Anno: 2011
Durata: 72′
Nazionalità: Usa/Germania/Paesi Bassi/ Belgio/Francia
Regia: Marie Losier
“Io e Lady Jaye eravamo così innamorati da volerci ‘inglobare’ l’un l’altro in un unico grande blob d’amore. Aveva un senso, come la “terza mente” che scaturiva dal “cut up” nella letteratura di William Burroughs e Brian Gysin. Quello che stavamo facendo era un ulteriore passo avanti. Prendiamo due persone, le tagliamo a pezzi e le rimettiamo assieme facendole diventare una terza persona”.
Presentato in anteprima alla 61° edizione del Festival di Berlino, inserito nella sezione Festa Mobile del Torino Film Festival 2011, The Ballad of Genesis and Lady Jaye viene proiettato alla prima rassegna di Agender Cinema Queer – Arti Future, al Nuovo Cinema Aquila a Roma.
Diretto da Marie Losier, il documentario sin dalla prima immagine appare come il racconto ardito, pazzo, sconvolgente, pregno ed intensissimo della storia di due persone che per amarsi completamente si spingono oltre se stesse. È la ballata di un amore travolgente e inglobante, che, attraverso una quanto mai classica costruzione del racconto, ripercorre la vita di una delle figure chiave dell’underground britannica, Genesis P-Orridge, uno tra i precursori dell’industrial rock, lo stile sperimentale nato dalla combinazione tra elementi di musica colta e musica pop.
Performer per antonomasia, Genesis P-Orridge trova sulla propria strada la donna della quale si innamora tanto da volerla inglobare, tanto da volersi fondere con lei, dando origine ad un blob di identificazione.
Così l’amore travolgente porta Genesis e Jaye dapprima a truccarsi, a vestirsi e pettinarsi nello stesso modo, poi – complice la suggestione provocata dalla concezione letteraria di William Borroughs e Brion Gysin – ad avventurarsi nella decostruzione di se stessi.
Ogni elemento si mostra come del materiale grezzo: pezzi montati, nella musica, nel corpo, nel senso della vita, rimontata anch’essa e sperimentata, stravolta e riordinata.
Definito come il distruttore della civilizzazione, come perverso e scellerato, Genesis lascia che la regista entri nella sua vita, nella propria casa, mentre cucina, si trucca, lavora, spogliandosi completamente di qualunque falso pudore, rabbia e frustrazione per chi non riesca a comprenderlo, lui/lei (S/He) che semplicemente appare come un individuo innamorato pazzamente di una donna con la quale condivide la vita ed il lavoro, i pensieri e l’ideale, in un superamento che punta alla fusione dell’uno con l’altra.

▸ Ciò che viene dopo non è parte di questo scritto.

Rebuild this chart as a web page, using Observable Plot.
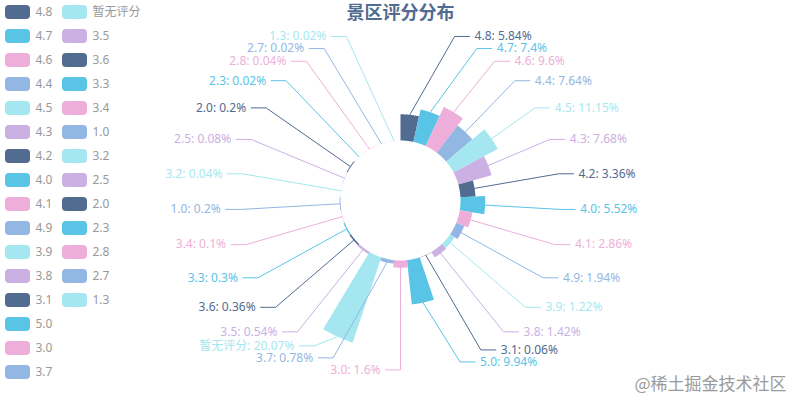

Voce over che accompagna l’intero viaggio è la sua, tanto maschile ed irruente quanto femminile e persuasiva, sorprendentemente suadente, malinconica, pazza e commossa, che appare come tra le più classiche e stranianti melodie sulla quale sembrano schiantarsi le immagini scapestrate e irriverenti di una vita tanto urlata quanto dimessa, timida ed estremamente fragile.
Così in scena appare il performer, il video-artista, il creatore della pandroginia, un grido disperato per la sopravvivenza di due corpi angelici, con cui risponde con concretezza all’utopia di guardarsi e riconoscersi nella persona amata. È il dio di se stesso, Genesis, colui che può darsi la vita, generarsi, costruirsi e fondersi con chi ama.
Fa pensare ad uno specchio l’intero film, che, tra il footage ed il cut – up, appare come leitmotiv commovente e malinconico di un documento che mette in scena l’intima necessità di esplorare l’altra parte di sé, decostruendosi e ricostruendosi in una nuova identità, la “terza mente” di William Borroughs.
Così lo specchio appare non solo come oggetto quando Gen e Jaye si truccano, si travestono e si prendono cura di se stessi, ma come l’idea che rivela la creazione, un simbolo – poetico scenario nel quale vedersi, riconoscersi e scoprirsi – mentre scivola silenziosa attraverso un montaggio vorticoso e psichedelico di una vita vissuta nel pieno delle proprie forze e volontà.